There are two formats for things like addresses, human names, etc.
(1) One format starts at a large (but possibly arbitrary scale) and then zooms in to the smallest relevant scale or member. If there is an ordering '<' on the set (usually a form of containment or membership so that the term on the right-hand side is bigger than the term on the left-hand side), then the string "x1 x2 x3 ... x_(n-1) x_n" implies that x_n < x_(n-1) < ... < x3 x2 < x1. For house addresses, this would be like starting with the country, then specifying the administrative sub-unit, then the local community or metropolitan area, then the city or town, then then district or ward thereof, then the street, then the building number/name, and then the door/apartment label. Computer directory architecture works this way (moving forward in the file location specifies a path through subtrees). Chinese names work this way too: the first name specifies the family, then subsequent names specify subdivisions thereof until the specific/individual/personal name is reached. In taxonomy, this would be going in the order 'domain, kingdom, phylum, class, order, family, genus, species, subspecies' (or something similar.

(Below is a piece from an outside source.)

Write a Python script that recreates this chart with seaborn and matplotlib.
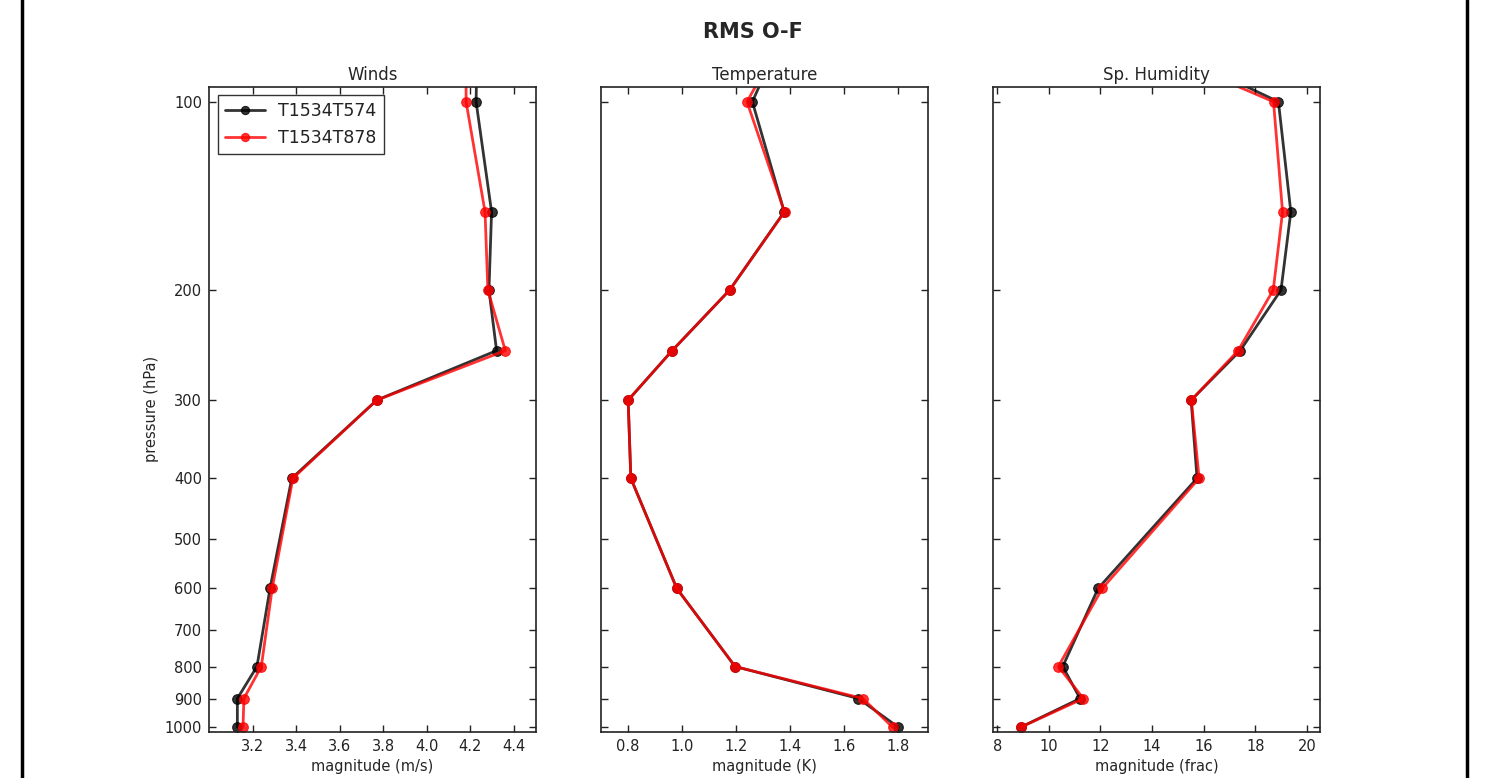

(2) Another format is the exact opposite. It starts specific and goes general. "x1 x2 x3 ... x_(n-1) x_n" indicates that x1 < x2 < x3 < ... < x_(n-1) < x_n. U.S. house addresses generally work this way. First is the building and door label (admittedly, understood as a single group but specified in that order), then the steet, then the city or town, then the county, then the state, then the country (with ZIP code breaking the pattern by going at the end). English names also follow this pattern (ignoring middle names and ordinals): the first name is the personal/specific name and the last name is the family name.

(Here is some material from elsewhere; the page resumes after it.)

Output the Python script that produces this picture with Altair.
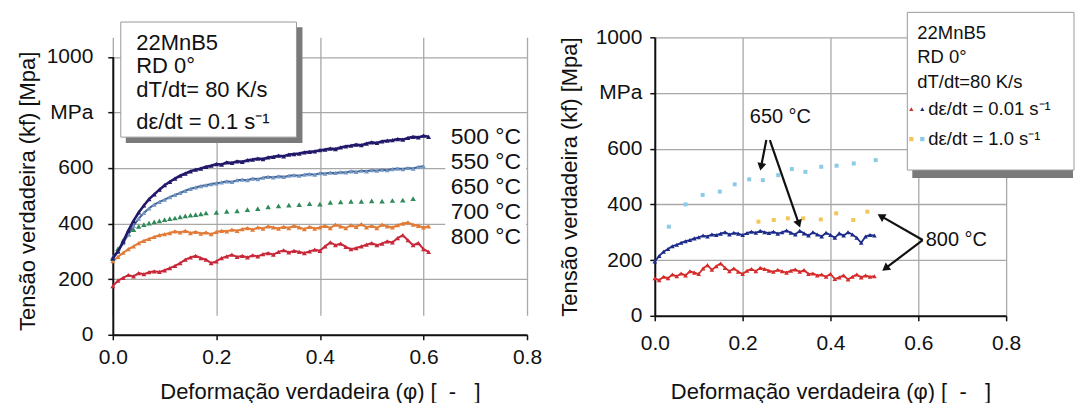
import math
import altair as alt
import pandas as pd

FONT = "Liberation Sans"
INK = "#111111"
GRID = "#a8a8a8"
NB = "\u00a0"

# ---------------- left panel: dε/dt = 0.1 s-1 ----------------
STRAIN_L = [0.00, 0.01, 0.02, 0.03, 0.04, 0.05, 0.06, 0.07, 0.08, 0.09,
            0.10, 0.11, 0.12, 0.13, 0.14, 0.15, 0.16, 0.17, 0.18, 0.19,
            0.20, 0.21, 0.22, 0.23, 0.24, 0.25, 0.26, 0.27, 0.28, 0.29,
            0.30, 0.31, 0.32, 0.33, 0.34, 0.35, 0.36, 0.37, 0.38, 0.39,
            0.40, 0.41, 0.42, 0.43, 0.44, 0.45, 0.46, 0.47, 0.48, 0.49,
            0.50, 0.51, 0.52, 0.53, 0.54, 0.55, 0.56, 0.57, 0.58, 0.59,
            0.60, 0.61]
T500 = [275, 300, 335, 375, 410, 440, 465, 488, 505, 522,
        538, 550, 562, 572, 580, 588, 594, 598, 604, 608,
        614, 612, 620, 618, 624, 622, 628, 630, 634, 632,
        638, 640, 644, 642, 648, 650, 652, 656, 658, 660,
        664, 666, 670, 668, 674, 678, 680, 684, 682, 688,
        692, 690, 696, 698, 700, 704, 702, 708, 712, 710,
        716, 712]
T550 = [280, 300, 330, 362, 392, 418, 438, 455, 468, 478,
        486, 495, 503, 510, 518, 525, 530, 535, 538, 542,
        545, 548, 552, 550, 556, 558, 556, 562, 560, 565,
        568, 566, 570, 568, 572, 574, 572, 576, 578, 576,
        581, 580, 583, 582, 585, 584, 588, 586, 590, 588,
        592, 590, 594, 592, 596, 598, 596, 600, 598, 604,
        606]
STRAIN_650 = [0.00, 0.01, 0.02, 0.03, 0.04, 0.05, 0.06, 0.07, 0.08, 0.09,
              0.10, 0.11, 0.12, 0.13, 0.14, 0.15, 0.16, 0.17, 0.18, 0.20,
              0.22, 0.24, 0.26, 0.28, 0.30, 0.32, 0.34, 0.36, 0.38, 0.40,
              0.42, 0.44, 0.46, 0.48, 0.50, 0.52, 0.54, 0.56, 0.58]
T650 = [275, 310, 340, 362, 378, 390, 396, 402, 406, 410,
        414, 418, 420, 424, 428, 430, 432, 435, 438, 440,
        444, 446, 450, 454, 460, 464, 466, 468, 472, 470,
        476, 478, 480, 480, 482, 481, 483, 484, 490]
T700 = [265, 280, 295, 308, 318, 330, 338, 345, 352, 358,
        362, 366, 372, 368, 374, 366, 370, 364, 368, 362,
        370, 374, 372, 378, 374, 380, 384, 378, 386, 382,
        390, 386, 382, 388, 384, 392, 386, 380, 388, 382,
        386, 392, 384, 396, 390, 384, 394, 388, 398, 386,
        392, 384, 396, 390, 386, 394, 400, 404, 396, 392,
        386, 390]
T800 = [175, 195, 205, 215, 210, 222, 218, 225, 228, 226,
        232, 240, 248, 258, 270, 278, 284, 276, 270, 258,
        264, 276, 282, 288, 280, 284, 278, 286, 282, 290,
        294, 288, 298, 304, 296, 302, 298, 294, 300, 306,
        302, 318, 332, 322, 328, 316, 308, 312, 318, 324,
        330, 322, 328, 336, 332, 348, 358, 340, 322, 330,
        308, 298]
TEMP_LABELS_L = ["500 °C", "550 °C", "650 °C", "700 °C", "800 °C"]
BOX_L = ["22MnB5", "RD 0°", "dT/dt= 80 K/s", "dε/dt = 0.1 s⁻¹"]

# ---------------- right panel: 0.01 and 1.0 s-1 ----------------
STRAIN_R = [0.00, 0.01, 0.02, 0.03, 0.04, 0.05, 0.06, 0.07, 0.08, 0.09,
            0.10, 0.11, 0.12, 0.13, 0.14, 0.15, 0.16, 0.17, 0.18, 0.19,
            0.20, 0.21, 0.22, 0.23, 0.24, 0.25, 0.26, 0.27, 0.28, 0.29,
            0.30, 0.31, 0.32, 0.33, 0.34, 0.35, 0.36, 0.37, 0.38, 0.39,
            0.40, 0.41, 0.42, 0.43, 0.44, 0.45, 0.46, 0.47, 0.48, 0.49,
            0.50]
R650_SLOW = [195, 215, 230, 240, 250, 255, 262, 268, 272, 278,
             282, 288, 285, 292, 290, 295, 300, 292, 298, 295,
             290, 297, 302, 298, 305, 300, 297, 302, 295, 300,
             306, 298, 292, 305, 296, 288, 300, 292, 285, 298,
             290, 280, 296, 288, 300, 292, 280, 262, 285, 290,
             288]
R800_SLOW = [135, 128, 140, 135, 148, 142, 152, 145, 160, 155,
             150, 170, 182, 165, 178, 188, 172, 160, 170, 158,
             150, 162, 168, 160, 172, 168, 162, 158, 165, 160,
             155, 162, 166, 158, 164, 150, 152, 145, 148, 140,
             150, 132, 138, 145, 130, 140, 148, 138, 145, 140,
             142]
STRAIN_650_FAST = [0.032, 0.070, 0.109, 0.148, 0.182, 0.215, 0.246,
                   0.281, 0.312, 0.343, 0.379, 0.414, 0.453, 0.503]
R650_FAST = [320, 400, 434, 446, 472, 490, 487, 505, 527, 517, 535, 539, 547, 559]
STRAIN_800_FAST = [0.236, 0.271, 0.303, 0.338, 0.378, 0.413, 0.452, 0.484]
R800_FAST = [338, 344, 350, 350, 346, 368, 344, 374]
BOX_R = ["22MnB5", "RD 0°", "dT/dt=80 K/s"]
LEG_R = ["dε/dt = 0.01 s⁻¹", "dε/dt = 1.0 s⁻¹"]

# annotation arrows (data units): start x, start y, end x, end y
ARROW_X0 = [0.254, 0.262, 0.610, 0.610]
ARROW_Y0 = [631, 631, 272, 272]
ARROW_X1 = [0.242, 0.328, 0.515, 0.525]
ARROW_Y1 = [535, 330, 358, 170]
NOTE_650 = (0.286, 714)
NOTE_800 = (0.617, 272)

# ---------------- geometry ----------------
W_L, H_L = 415, 298
RANGE_L = [298, 19.5]
W_R, H_R = 352, 279

C500, C550, C650, C700, C800 = "#22196a", "#5a80b4", "#2f8a5a", "#e27b36", "#c8283a"
C_SLOW650, C_SLOW800, C_FAST650, C_FAST800 = "#1d2c8a", "#d52b2b", "#8ccbe8", "#f3c65a"

one = pd.DataFrame({"a": [0]})


def frame(xs, ys):
    assert len(xs) == len(ys)
    return pd.DataFrame({"x": xs, "y": ys})


def y_axis(title_y, label_pad):
    return alt.Axis(values=[0, 200, 400, 600, 800, 1000], format="d",
                    labelExpr="datum.value == 800 ? 'MPa' : datum.label",
                    labelFont=FONT, labelFontSize=21, labelColor=INK,
                    labelPadding=label_pad, tickSize=5, tickColor="#111",
                    tickWidth=1.5, domainColor="#111", domainWidth=2,
                    grid=True, gridColor=GRID, gridWidth=1.3,
                    title="Tensão verdadeira (kf) [Mpa]", titleFont=FONT,
                    titleFontSize=22, titleFontWeight="normal", titleColor=INK,
                    titleAngle=270, titleBaseline="middle", titleAlign="center",
                    titleX=-85, titleY=title_y)


def x_axis(label_pad, title_y):
    return alt.Axis(values=[0, 0.2, 0.4, 0.6, 0.8], format=".1f",
                    labelFont=FONT, labelFontSize=21, labelColor=INK,
                    labelBaseline="middle", labelPadding=label_pad,
                    labelFlush=False, labelOverlap=False,
                    tickSize=5, tickColor="#111", tickWidth=1.5,
                    domainColor="#111", domainWidth=2,
                    grid=True, gridColor=GRID, gridWidth=1.3,
                    title=f"Deformação verdadeira (φ) [{NB}{NB}-{NB}{NB}{NB}]", titleFont=FONT,
                    titleFontSize=22, titleFontWeight="normal", titleColor=INK,
                    titleBaseline="middle", titleY=title_y)


XL = alt.X("x:Q", scale=alt.Scale(domain=[0, 0.8], nice=False, zero=False), axis=x_axis(18, 57))
YL = alt.Y("y:Q", scale=alt.Scale(domain=[0, 1000], range=RANGE_L, nice=False, zero=False),
           axis=y_axis((RANGE_L[0] + RANGE_L[1]) / 2 - 5, 15))
XR = alt.X("x:Q", scale=alt.Scale(domain=[0, 0.8], nice=False, zero=False), axis=x_axis(23, 76))
YR = alt.Y("y:Q", scale=alt.Scale(domain=[0, 1000], nice=False, zero=False), axis=y_axis(H_R / 2, 8))


def series(xs, ys, color, X, Y, size=24, line=True, shape="triangle-up", sw=2.0, line_color=None):
    base = alt.Chart(frame(xs, ys)).encode(x=X, y=Y)
    pts = base.mark_point(shape=shape, filled=True, size=size, color=color, opacity=1)
    if line:
        return [base.mark_line(color=line_color or color, strokeWidth=sw), pts]
    return [pts]


def rect(x, x2, y, y2, fill, stroke=None, sw=1):
    kw = dict(color=fill)
    if stroke:
        kw.update(stroke=stroke, strokeWidth=sw)
    return alt.Chart(one).mark_rect(**kw).encode(
        x=alt.value(x), x2=alt.value(x2), y=alt.value(y), y2=alt.value(y2))


def label(text, x, y, size, align="left"):
    return alt.Chart(one).mark_text(text=text, font=FONT, fontSize=size, color=INK,
                                    align=align, baseline="middle").encode(
        x=alt.value(x), y=alt.value(y))


# ---------------- left panel ----------------
left_layers = []
left_layers += series(STRAIN_L, T800, C800, XL, YL)
left_layers += series(STRAIN_L, T700, C700, XL, YL)
left_layers += series(STRAIN_650, T650, C650, XL, YL, size=30, line=False)
left_layers += series(STRAIN_L[:len(T550)], T550, "#7196c8", XL, YL, line_color="#44648f")
left_layers += series(STRAIN_L, T500, C500, XL, YL, sw=2.6)
# info box with shadow
left_layers.append(rect(13, 190, -10, 106, "#7a7a7a"))
left_layers.append(rect(8, 184, -15.3, 100, "white", "#9a9a9a", 1))
for txt, yy in zip(BOX_L, [5.5, 28.5, 53, 85]):
    left_layers.append(label(txt, 23.5, yy, 22))
# temperature labels on a white patch
left_layers.append(rect(333, 414, 86, 213, "white"))
for txt, yy in zip(TEMP_LABELS_L, [99.7, 124.7, 149.7, 174.7, 199.7]):
    left_layers.append(label(txt, 338.5, yy, 23))
# layout anchor (top-left corner of the page content)
left_layers.append(rect(-105, -104, -29, -28, "white"))
left = alt.layer(*left_layers).properties(width=W_L, height=H_L)

# ---------------- right panel ----------------
right_layers = []
right_layers += series(STRAIN_650_FAST, R650_FAST, C_FAST650, XR, YR, size=16, line=False, shape="square")
right_layers += series(STRAIN_800_FAST, R800_FAST, C_FAST800, XR, YR, size=16, line=False, shape="square")
right_layers += series(STRAIN_R, R800_SLOW, C_SLOW800, XR, YR, size=22, sw=1.8)
right_layers += series(STRAIN_R, R650_SLOW, C_SLOW650, XR, YR, size=22, sw=1.8)

PX_X = W_R / 0.8
PX_Y = H_R / 1000.0
angles = []
for x0, y0, x1, y1 in zip(ARROW_X0, ARROW_Y0, ARROW_X1, ARROW_Y1):
    dx = (x1 - x0) * PX_X
    dy = -(y1 - y0) * PX_Y
    angles.append(math.degrees(math.atan2(dx, -dy)) % 360)
arrows = pd.DataFrame({"x": ARROW_X0, "y": ARROW_Y0, "x2": ARROW_X1, "y2": ARROW_Y1, "ang": angles})
right_layers.append(alt.Chart(arrows).mark_rule(color="#111", strokeWidth=2.2).encode(
    x=XR, y=YR, x2="x2:Q", y2="y2:Q"))
right_layers.append(alt.Chart(arrows).mark_point(shape="triangle-up", filled=True, size=80,
                                                 color="#111", opacity=1).encode(
    x=alt.X("x2:Q", scale=alt.Scale(domain=[0, 0.8], nice=False, zero=False)),
    y=alt.Y("y2:Q", scale=alt.Scale(domain=[0, 1000], nice=False, zero=False)),
    angle=alt.Angle("ang:Q", scale=None)))
notes = pd.DataFrame({"x": [NOTE_650[0], NOTE_800[0]], "y": [NOTE_650[1], NOTE_800[1]],
                      "t": ["650 °C", "800 °C"]})
right_layers.append(alt.Chart(notes.iloc[[0]]).mark_text(font=FONT, fontSize=20, color=INK,
                                                          align="center", baseline="middle").encode(
    x=XR, y=YR, text="t:N"))
right_layers.append(alt.Chart(notes.iloc[[1]]).mark_text(font=FONT, fontSize=20, color=INK,
                                                          align="left", baseline="middle").encode(
    x=XR, y=YR, text="t:N"))
# legend box
right_layers.append(rect(258, 419, 133, 141, "#7a7a7a"))
right_layers.append(rect(253, 420, -25, 133, "white", "#9a9a9a", 1))
for txt, yy in zip(BOX_R, [-4, 20, 45]):
    right_layers.append(label(txt, 263, yy, 18.5))
for txt, yy, c1, c2, shp in zip(LEG_R, [72, 102], [C_SLOW800, C_FAST800], [C_SLOW650, C_FAST650],
                                ["triangle-up", "square"]):
    right_layers.append(alt.Chart(one).mark_point(shape=shp, filled=True, size=18, color=c1, opacity=1)
                        .encode(x=alt.value(257), y=alt.value(yy)))
    right_layers.append(alt.Chart(one).mark_point(shape=shp, filled=True, size=18, color=c2, opacity=1)
                        .encode(x=alt.value(268), y=alt.value(yy)))
    right_layers.append(label(txt, 274, yy, 18.5))
right = alt.layer(*right_layers).properties(width=W_R, height=H_R)

chart = (alt.hconcat(left, right, spacing=128, bounds="flush")
         .properties(padding=0)
         .configure_view(strokeWidth=0))

chart.save("out.html", embed_options={"renderer": "svg", "actions": False})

Lojban generally seems to adopt strategy (2) because having arbitrarily many sumti for a given order-relation selbri is only practicable if the arbitrary slots begin at the end. If they occurred at the beginning, then figuring out whether the nth sumti (for n > 1) belongs to this ordering relation or is just acting in an entirely different role in the predicate is difficult without additional features in the language or convention. Even context cannot be used because that would make syntactic parsing ambiguous.

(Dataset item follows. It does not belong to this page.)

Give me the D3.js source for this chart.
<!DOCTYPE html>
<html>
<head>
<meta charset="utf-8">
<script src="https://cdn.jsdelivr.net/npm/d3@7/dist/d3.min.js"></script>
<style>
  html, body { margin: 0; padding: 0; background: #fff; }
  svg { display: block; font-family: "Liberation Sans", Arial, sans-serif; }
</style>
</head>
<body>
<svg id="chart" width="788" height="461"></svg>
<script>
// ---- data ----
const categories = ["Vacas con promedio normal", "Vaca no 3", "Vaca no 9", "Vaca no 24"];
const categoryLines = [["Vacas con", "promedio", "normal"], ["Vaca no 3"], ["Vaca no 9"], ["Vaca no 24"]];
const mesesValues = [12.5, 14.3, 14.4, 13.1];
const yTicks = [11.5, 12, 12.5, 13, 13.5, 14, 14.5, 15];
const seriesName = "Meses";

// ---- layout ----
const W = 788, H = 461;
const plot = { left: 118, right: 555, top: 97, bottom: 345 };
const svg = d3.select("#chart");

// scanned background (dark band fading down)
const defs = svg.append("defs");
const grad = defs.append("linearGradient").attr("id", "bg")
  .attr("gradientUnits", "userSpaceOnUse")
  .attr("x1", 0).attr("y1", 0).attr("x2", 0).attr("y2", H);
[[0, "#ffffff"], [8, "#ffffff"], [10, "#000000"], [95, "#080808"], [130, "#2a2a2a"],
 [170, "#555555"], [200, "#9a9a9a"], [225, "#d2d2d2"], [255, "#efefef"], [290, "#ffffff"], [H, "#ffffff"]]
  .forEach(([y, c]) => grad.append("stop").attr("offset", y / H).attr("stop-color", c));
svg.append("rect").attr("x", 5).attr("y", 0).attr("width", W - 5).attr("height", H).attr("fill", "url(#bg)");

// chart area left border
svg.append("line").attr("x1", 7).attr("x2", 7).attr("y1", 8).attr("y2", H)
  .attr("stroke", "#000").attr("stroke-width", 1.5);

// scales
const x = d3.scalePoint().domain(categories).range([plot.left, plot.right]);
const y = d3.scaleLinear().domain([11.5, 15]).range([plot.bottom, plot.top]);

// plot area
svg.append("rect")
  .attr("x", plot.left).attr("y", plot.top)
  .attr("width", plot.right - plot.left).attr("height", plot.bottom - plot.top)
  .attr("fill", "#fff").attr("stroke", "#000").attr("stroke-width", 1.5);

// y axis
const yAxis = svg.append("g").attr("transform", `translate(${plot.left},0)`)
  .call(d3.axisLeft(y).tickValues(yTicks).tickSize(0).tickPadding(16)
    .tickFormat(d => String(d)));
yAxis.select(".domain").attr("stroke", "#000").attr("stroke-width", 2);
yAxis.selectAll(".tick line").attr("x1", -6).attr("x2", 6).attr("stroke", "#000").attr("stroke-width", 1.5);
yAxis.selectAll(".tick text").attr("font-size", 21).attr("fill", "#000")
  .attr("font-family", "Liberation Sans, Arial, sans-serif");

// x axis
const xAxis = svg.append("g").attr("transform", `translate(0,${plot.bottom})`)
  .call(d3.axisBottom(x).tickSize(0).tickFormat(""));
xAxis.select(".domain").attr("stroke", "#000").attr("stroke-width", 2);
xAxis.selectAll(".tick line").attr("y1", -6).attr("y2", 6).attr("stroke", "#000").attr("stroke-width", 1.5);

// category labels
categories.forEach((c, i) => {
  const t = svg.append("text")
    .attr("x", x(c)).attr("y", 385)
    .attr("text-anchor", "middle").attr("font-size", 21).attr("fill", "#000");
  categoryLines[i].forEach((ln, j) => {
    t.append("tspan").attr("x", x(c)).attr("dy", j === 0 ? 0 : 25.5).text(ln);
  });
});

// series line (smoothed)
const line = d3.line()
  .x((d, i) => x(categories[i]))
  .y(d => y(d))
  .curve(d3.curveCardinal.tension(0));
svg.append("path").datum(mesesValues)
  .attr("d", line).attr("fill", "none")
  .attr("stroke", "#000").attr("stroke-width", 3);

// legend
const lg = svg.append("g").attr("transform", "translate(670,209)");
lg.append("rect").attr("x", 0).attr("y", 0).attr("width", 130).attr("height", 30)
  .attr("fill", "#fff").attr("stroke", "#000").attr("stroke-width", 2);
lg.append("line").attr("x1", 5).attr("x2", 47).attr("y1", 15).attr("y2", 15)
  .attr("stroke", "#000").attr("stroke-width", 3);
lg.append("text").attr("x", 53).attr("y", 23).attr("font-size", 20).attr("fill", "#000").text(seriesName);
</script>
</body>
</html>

However, (1) is a more logical way to operate in many ways, and the choice to go exclusively with (2) in a sense breaks cultural neutrality.
Thus, this word can be used in order to reverse the specification format from (2) to (1) or vice-versa, if the only sumti which ever are mentioned for the given selbri belong only to the ordering terms of the terbri thereof (in other words: are the arbitrary terms).